▸ **Data block**
##########
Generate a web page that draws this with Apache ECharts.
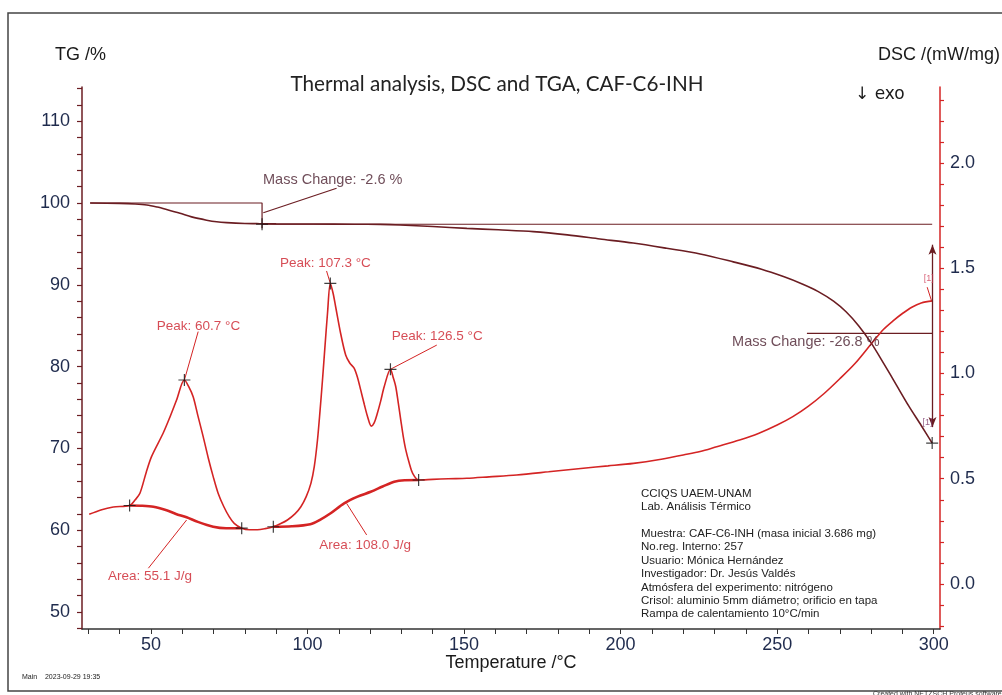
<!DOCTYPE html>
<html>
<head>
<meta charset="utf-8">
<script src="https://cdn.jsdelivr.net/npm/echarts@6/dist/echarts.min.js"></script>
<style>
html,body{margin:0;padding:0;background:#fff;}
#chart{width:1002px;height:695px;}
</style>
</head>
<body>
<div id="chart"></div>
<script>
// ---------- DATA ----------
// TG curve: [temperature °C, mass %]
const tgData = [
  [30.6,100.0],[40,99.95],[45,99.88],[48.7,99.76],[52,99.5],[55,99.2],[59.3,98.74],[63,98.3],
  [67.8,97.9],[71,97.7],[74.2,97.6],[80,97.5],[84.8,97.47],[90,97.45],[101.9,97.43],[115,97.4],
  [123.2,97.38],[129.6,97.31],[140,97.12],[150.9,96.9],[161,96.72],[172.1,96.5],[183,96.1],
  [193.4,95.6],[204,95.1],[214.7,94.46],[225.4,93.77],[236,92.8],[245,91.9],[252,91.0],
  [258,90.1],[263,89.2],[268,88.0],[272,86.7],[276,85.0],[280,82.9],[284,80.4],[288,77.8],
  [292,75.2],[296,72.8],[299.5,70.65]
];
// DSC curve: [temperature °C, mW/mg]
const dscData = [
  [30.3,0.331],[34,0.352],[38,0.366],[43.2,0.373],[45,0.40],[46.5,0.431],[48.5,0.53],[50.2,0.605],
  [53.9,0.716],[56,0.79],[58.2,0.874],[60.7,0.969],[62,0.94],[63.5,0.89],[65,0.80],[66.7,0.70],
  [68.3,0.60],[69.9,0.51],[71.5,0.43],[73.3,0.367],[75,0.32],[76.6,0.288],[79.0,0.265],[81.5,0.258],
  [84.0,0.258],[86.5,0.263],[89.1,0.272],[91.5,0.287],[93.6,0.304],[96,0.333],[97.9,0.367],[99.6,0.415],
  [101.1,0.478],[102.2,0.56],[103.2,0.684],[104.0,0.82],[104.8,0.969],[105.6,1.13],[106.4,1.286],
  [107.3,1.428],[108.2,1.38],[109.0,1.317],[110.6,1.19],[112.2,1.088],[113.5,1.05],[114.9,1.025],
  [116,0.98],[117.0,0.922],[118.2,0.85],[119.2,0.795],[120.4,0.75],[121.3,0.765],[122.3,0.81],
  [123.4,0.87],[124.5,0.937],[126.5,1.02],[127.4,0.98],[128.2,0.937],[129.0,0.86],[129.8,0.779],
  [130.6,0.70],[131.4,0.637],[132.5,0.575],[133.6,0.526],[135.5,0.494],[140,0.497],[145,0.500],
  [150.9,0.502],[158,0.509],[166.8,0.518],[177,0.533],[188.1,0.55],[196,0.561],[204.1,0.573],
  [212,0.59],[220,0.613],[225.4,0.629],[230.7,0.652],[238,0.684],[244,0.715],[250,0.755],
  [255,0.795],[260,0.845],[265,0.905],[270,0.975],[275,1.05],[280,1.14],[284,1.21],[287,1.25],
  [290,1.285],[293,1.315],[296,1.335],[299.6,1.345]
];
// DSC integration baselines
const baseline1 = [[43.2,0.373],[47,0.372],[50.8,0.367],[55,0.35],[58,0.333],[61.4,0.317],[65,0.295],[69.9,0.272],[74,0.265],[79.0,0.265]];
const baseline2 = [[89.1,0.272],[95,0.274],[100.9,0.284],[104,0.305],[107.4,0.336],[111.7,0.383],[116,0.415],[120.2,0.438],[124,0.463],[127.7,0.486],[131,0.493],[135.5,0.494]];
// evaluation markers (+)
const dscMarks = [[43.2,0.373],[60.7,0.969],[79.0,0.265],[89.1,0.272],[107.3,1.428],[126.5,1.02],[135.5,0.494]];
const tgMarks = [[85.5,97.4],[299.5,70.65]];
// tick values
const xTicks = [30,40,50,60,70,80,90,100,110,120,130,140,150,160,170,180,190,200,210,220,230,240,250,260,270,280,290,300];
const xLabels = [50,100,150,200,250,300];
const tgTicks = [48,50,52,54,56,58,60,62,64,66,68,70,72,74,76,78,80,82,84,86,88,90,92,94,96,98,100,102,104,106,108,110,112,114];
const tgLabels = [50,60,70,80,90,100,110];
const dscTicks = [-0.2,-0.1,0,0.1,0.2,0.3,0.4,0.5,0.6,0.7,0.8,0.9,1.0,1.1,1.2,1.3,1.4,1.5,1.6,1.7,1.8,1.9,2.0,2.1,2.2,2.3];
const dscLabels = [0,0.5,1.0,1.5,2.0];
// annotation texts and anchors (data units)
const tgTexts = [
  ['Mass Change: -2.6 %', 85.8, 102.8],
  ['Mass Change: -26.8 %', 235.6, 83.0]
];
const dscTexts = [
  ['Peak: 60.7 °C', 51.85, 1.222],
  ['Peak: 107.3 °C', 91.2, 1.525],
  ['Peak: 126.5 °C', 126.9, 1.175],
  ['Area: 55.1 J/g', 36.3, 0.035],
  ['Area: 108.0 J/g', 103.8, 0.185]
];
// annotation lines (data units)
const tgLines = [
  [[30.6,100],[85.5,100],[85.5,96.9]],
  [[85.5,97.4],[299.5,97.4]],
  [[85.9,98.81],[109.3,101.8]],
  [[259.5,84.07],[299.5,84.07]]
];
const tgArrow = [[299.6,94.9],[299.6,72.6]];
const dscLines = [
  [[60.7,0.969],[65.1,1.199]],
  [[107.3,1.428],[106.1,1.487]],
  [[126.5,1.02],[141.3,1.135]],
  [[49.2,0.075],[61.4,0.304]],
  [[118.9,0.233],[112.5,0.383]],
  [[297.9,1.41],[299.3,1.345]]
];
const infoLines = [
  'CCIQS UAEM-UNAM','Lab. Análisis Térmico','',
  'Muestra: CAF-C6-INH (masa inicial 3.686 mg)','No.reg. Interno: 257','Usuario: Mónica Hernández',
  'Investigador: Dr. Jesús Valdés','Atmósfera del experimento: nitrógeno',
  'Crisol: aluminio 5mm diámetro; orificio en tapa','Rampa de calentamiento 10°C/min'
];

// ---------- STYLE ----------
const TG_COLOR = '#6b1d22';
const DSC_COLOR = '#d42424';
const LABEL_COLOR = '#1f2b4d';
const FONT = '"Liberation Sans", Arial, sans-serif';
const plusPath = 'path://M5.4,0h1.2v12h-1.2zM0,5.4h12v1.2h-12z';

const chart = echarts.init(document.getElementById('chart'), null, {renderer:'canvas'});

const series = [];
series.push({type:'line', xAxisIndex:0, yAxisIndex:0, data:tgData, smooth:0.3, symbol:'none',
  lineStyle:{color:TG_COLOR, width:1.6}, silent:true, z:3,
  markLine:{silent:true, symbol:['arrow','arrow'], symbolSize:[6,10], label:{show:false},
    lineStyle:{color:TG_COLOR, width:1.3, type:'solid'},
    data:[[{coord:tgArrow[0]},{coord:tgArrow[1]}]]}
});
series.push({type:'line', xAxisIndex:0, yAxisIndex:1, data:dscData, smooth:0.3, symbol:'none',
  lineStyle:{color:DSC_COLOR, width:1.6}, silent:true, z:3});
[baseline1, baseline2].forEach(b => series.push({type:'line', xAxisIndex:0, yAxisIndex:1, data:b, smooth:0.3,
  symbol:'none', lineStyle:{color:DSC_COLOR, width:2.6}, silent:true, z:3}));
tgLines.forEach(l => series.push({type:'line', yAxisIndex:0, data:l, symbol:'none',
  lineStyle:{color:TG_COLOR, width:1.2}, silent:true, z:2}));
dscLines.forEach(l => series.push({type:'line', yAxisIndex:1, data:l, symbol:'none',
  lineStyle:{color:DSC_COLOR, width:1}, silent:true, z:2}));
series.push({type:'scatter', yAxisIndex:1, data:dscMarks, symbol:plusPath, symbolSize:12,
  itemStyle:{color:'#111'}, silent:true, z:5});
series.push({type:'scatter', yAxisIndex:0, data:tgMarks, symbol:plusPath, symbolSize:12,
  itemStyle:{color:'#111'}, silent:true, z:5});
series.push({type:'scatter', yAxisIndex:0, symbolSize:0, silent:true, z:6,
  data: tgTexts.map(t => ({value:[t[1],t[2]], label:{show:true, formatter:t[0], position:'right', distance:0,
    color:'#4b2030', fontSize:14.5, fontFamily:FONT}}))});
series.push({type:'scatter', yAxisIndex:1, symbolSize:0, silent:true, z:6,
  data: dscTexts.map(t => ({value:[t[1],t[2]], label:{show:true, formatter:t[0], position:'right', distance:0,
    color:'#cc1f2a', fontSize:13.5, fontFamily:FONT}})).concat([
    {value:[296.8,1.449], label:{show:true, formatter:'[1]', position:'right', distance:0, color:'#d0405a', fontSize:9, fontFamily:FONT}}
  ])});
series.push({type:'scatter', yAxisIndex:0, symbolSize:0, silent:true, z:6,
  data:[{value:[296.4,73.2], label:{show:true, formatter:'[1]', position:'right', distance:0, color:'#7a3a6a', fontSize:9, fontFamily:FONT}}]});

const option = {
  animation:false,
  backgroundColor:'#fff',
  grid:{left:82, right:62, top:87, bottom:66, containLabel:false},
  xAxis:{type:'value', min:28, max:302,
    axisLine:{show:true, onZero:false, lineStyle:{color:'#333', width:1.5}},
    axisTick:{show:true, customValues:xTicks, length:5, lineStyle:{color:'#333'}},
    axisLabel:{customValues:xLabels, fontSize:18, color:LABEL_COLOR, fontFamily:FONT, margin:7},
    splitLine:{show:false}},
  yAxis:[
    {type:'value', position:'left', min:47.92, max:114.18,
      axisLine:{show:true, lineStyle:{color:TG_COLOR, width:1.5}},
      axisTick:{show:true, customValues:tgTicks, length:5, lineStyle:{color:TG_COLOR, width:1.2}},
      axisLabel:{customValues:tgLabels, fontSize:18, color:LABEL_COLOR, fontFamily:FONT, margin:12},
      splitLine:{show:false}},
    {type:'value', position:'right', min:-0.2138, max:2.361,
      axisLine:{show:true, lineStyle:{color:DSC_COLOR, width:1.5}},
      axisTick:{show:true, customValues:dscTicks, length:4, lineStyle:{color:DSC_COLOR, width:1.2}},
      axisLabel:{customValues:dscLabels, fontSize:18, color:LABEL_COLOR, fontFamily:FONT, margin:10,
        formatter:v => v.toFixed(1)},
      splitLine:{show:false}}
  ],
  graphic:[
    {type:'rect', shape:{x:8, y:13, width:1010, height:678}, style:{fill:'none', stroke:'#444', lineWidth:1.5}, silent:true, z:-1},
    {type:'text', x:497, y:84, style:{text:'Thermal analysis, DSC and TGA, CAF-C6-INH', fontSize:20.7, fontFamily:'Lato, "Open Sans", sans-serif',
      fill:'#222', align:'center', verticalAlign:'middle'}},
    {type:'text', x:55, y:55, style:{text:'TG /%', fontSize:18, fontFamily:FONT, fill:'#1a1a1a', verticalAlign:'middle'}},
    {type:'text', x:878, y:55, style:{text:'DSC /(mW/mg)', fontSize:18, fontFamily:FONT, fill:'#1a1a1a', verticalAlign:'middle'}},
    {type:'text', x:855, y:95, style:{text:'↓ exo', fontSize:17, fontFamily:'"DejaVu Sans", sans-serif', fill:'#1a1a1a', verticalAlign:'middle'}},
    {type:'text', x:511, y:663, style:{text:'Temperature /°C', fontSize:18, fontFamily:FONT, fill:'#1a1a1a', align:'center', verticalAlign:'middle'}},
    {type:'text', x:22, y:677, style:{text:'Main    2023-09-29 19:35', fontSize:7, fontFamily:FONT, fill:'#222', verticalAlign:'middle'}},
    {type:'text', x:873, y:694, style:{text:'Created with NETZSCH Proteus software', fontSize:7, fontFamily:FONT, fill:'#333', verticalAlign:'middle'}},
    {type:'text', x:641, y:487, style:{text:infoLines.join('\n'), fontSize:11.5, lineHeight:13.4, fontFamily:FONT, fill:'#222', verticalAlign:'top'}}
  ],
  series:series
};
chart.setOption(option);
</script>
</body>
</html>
##########
▸ **What you have to do**
Check each line above for the string "with", then copy the ones that have it.

▸ **Finished task**
Generate a web page that draws this with Apache ECharts.
    {type:'text', x:873, y:694, style:{text:'Created with NETZSCH Proteus software', fontSize:7, fontFamily:FONT, fill:'#333', verticalAlign:'middle'}},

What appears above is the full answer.